The out-and-out rock song is structured like a series of switchbacks and hairpin turns.
It begins like a rant against injustice, against those who "line their pockets off the misery of the poor" and other human rights abuses. Why can't we all just enjoy the blessings of nature, Simon muses, and "wash our face[s] in the summer... rain"?
Then the song takes an unexpected twist. Rather than continue to point his indignation outward, he directs his accusatory finger at himself; "It's outrageous a man like me stand here and complain." (Yes, with this lack of punctuation and prepositions!)
We expect the song to then proceed in one of two ways.
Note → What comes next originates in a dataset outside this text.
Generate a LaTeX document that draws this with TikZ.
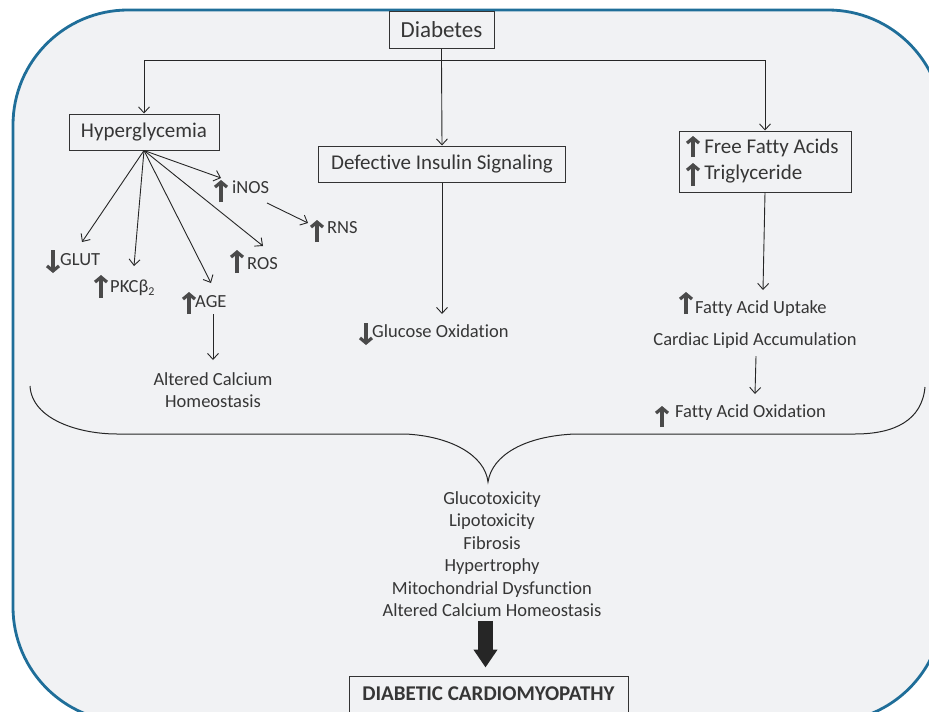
\documentclass[tikz,border=0pt]{standalone}
\usepackage{fontspec}
\setmainfont{Carlito}[RawFeature={-liga}]
\usetikzlibrary{arrows.meta,calc}
\definecolor{bgfill}{HTML}{F1F2F4}
\definecolor{frameblue}{HTML}{1F6E99}
\definecolor{txt}{HTML}{363636}
\definecolor{glyphc}{HTML}{4A4A4A}
\begin{document}
\begin{tikzpicture}[x=1pt,y=-1pt,
  box/.style={draw=black!80, line width=1pt, fill=bgfill, inner sep=0pt, text=txt},
  lbl/.style={text=txt, font=\fontsize{18.5}{22.5}\selectfont, inner sep=0pt},
  conn/.style={draw=black!85, line width=0.9pt, -{Straight Barb[length=6pt,width=11pt]}},
  gup/.style={draw=glyphc, line width=3.2pt, -{Straight Barb[length=5pt,width=12pt]}},
  fat/.style={draw=black!85, line width=15pt, -{Triangle[length=18pt,width=23pt]}}
]
\useasboundingbox (0,0) rectangle (929,712);
% frame
\draw[frameblue, line width=2.8pt, fill=bgfill, rounded corners=115pt] (13,10) rectangle (943,722);

% boxes
\node[box, minimum width=105, minimum height=37, font=\fontsize{23}{26}\selectfont] (diab) at (441.5,29.5) {Diabetes};
\node[box, minimum width=150, minimum height=36, font=\fontsize{21}{24}\selectfont] (hyper) at (144,132) {Hyperglycemia};
\node[box, minimum width=247, minimum height=36, font=\fontsize{21}{24}\selectfont] (defect) at (442,164) {Defective Insulin Signaling};
\node[box, minimum width=172, minimum height=61, align=left, font=\fontsize{21}{26}\selectfont] (ffa) at (765,161.5) {\hspace*{13pt}Free Fatty Acids\\\hspace*{13pt}Triglyceride};
\node[box, minimum width=279, minimum height=36, font=\bfseries\fontsize{21}{24}\selectfont] (dcm) at (488.5,694) {DIABETIC CARDIOMYOPATHY};

% labels
\node[lbl, anchor=base west] (inos) at (232,193) {iNOS};
\node[lbl, anchor=base west] (rns) at (327,233) {RNS};
\node[lbl, anchor=base west] (glut) at (60,265) {GLUT};
\node[lbl, anchor=base west] (pkc) at (110,292) {PKCβ\raisebox{-0.35ex}{\fontsize{12}{12}\selectfont 2}};
\node[lbl, anchor=base west] (ros) at (247,269) {ROS};
\node[lbl, anchor=base west] (age) at (195,307) {AGE};
\node[lbl, align=center] (altca) at (213,390) {Altered Calcium\\Homeostasis};
\node[lbl, anchor=base west] (gluox) at (372,337) {Glucose Oxidation};
\node[lbl, anchor=base west] (upt) at (695,313) {Fatty Acid Uptake};
\node[lbl, anchor=base] (card) at (755,345) {Cardiac Lipid Accumulation};
\node[lbl, anchor=base west] (faox) at (675,417) {Fatty Acid Oxidation};
\node[lbl, align=center] (list) at (492,554) {Glucotoxicity\\Lipotoxicity\\Fibrosis\\Hypertrophy\\Mitochondrial Dysfunction\\Altered Calcium Homeostasis};

% glyph arrows (part of the labels)
\draw[gup] (221,202) -- (221,180);
\draw[gup] (317,242) -- (317,220);
\draw[gup] (53,250) -- (53,273);
\draw[gup] (101,298) -- (101,275);
\draw[gup] (237,273) -- (237,250);
\draw[gup] (189,314) -- (189,292);
\draw[gup] (366,323) -- (366,345);
\draw[gup] (693,157) -- (693,136);
\draw[gup] (693,186) -- (693,163);
\draw[gup] (686,314) -- (686,292);
\draw[gup] (662,427) -- (662,406);

% connector end points
\coordinate (tglut) at (82,242);
\coordinate (tpkc) at (134,266);
\coordinate (tage) at (211,283);
\coordinate (tros) at (263,246);
\coordinate (tinos) at (221,178);
\coordinate (sinos) at (267,203);
\coordinate (trns) at (308,223);
\coordinate (sage) at (213,314);
\coordinate (tca) at (213,360);
\coordinate (tglu) at (442,314);
\coordinate (tupt) at (763,290);
\coordinate (tfaox) at (755,394);
\coordinate (split) at (441.5,60);

% connectors from Diabetes
\draw[draw=black!85, line width=0.9pt] (diab.south) -- (split);
\draw[conn] (split) -| (hyper.north);
\draw[conn] (split) -| (ffa.north);
\draw[conn] (split) -- (defect.north);

% hyperglycemia fan
\draw[conn] (hyper.south) -- (tglut);
\draw[conn] (hyper.south) -- (tpkc);
\draw[conn] (hyper.south) -- (tage);
\draw[conn] (hyper.south) -- (tros);
\draw[conn] (hyper.south) -- (tinos);
\draw[conn] (sinos) -- (trns);
\draw[conn] (sage) -- (tca);

\draw[conn] (defect.south) -- (tglu);
\draw[conn] (ffa.south) -- (tupt);
\draw[conn] ($(card.south)+(1,8)$) -- (tfaox);

% brace
\draw[black!85, line width=1pt] (30,386) .. controls (32,420) and (80,434) .. (117,434) -- (405,434)
  .. controls (450,436) and (485,455) .. (488,482)
  .. controls (492,455) and (525,436) .. (575,434) -- (855,434)
  .. controls (895,434) and (922,420) .. (925,387);

% fat arrow
\draw[fat] ($(list.south)+(-6.5,4)$) -- ($(dcm.north)+(-3,-8)$);
\end{tikzpicture}
\end{document}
One would be to encourage himself to "do something" rather than just "stand there." The other would be to say that all people should do likewise.
But neither course is taken. Instead, Simon immediately pardons himself. "I'm tired/ Nine hundred sit-ups a day!" His self-maintenance is taking up all of his energy, and he has none left to volunteer, say, or advocate for a cause. On top of that, he has to disguise his age, which is also time consuming... and dispiriting! Instead of simply saying "I'm dying my hair, even-- can you believe it?!" Simon moans: "I'm painting my hair the color of mud!"
Between his age and his deceptive practices toward hiding it, who would take him seriously, anyway, should he bother to advocate for some cause: "Anybody care what I say? No! I'm painting my hair the color of mud!"
Now comes a deeper insecurity, repeated several times: "Who's gonna love you when your looks are gone?" So the bluster that began the song has turned to doubt and self-pity.
But... this is uncomfortable, so he lashes out again, first against the poor quality of "food they try to serve in a public school," and then being talked down to and patronized by... well, it hardly matters! Them!
Yes, there is a "blessing" to be found, not this time in nature but in relationships, in "the circle of your love." There, he finds "rest." But no peace. The last thing he finds "outrageous" is that he "can't stop thinking 'bout the things [he's] thinking of." This is the same mental restlessness that has dogged Simon for ages.
Simon repeats his litany of self-care, again wondering if he will be lovable when he is no longer attractive: "Tell me/ Who's gonna love you when your looks are gone?"
Surprisingly, he hits upon an answer: "God." God's love is unconditional and free-flowing. Why, He even "waters the flowers on your windowsill." Surely, He would not abandon a human, simply because he has outlived his attractiveness! What cares God, Who has no appearance, for yours, one way or another?
So far, Simon has been speaking to the general "you," but now he makes it clear he means himself: "Take me," he says, for example. "I'm an ordinary player in the key of C," a very ordinary key. While we might see Simon as an exceptional musician, he evidently compares himself unfavorably to even more skilled players.
"My will/ Was broken by my pride and my vanity," Simon confesses. For decades, Simon has been a vocal advocate of social justice and human rights, ambitious in his career, and in general an "alpha male." But now he realizes that this fire has been doused. He seems to say: "Who's going to listen to a old codger, who can't even pull off a decent dye job to look young? Who is going to love some geezer, all gone gray?"
And he tries to find some solace that, at the last, he will still be loved by God. But even his hoped-for source of acceptance rings hollow. Even though he knows, on some level, that his lack of self-confidence is more unattractive than his gray hair, he can't help himself.
So the song that began with the soapbox orator railing against all things "outrageous" trails off with the unanswered, unfulfilled longing question: "Who's gonna love you when your looks are gone?" What began with a bang has ended with a whimper.
Yes, all of the things Simon said were "outrageous" and unacceptable are indeed so. But what he finds most unacceptable is his own mortality and impending frailty. No amount of outrage, no number of sit-ups, no tonnage (gallon-age?) of hair dye is going to stop the march of age.
He flails-- maybe he can find meaning in standing for a cause, or basking in nature, or relishing love, or worshiping God. The one place he doesn't look for love is... inside himself. But then, if no one will love him, he is unlovable! And what is the love of an unlovable person worth, anyway?
And so he unceasingly seeks outside confirmation and assurance, all while projecting the supposition that he may now be too wrinkly to love. The quest is endless, and so the song ends with an unanswered question.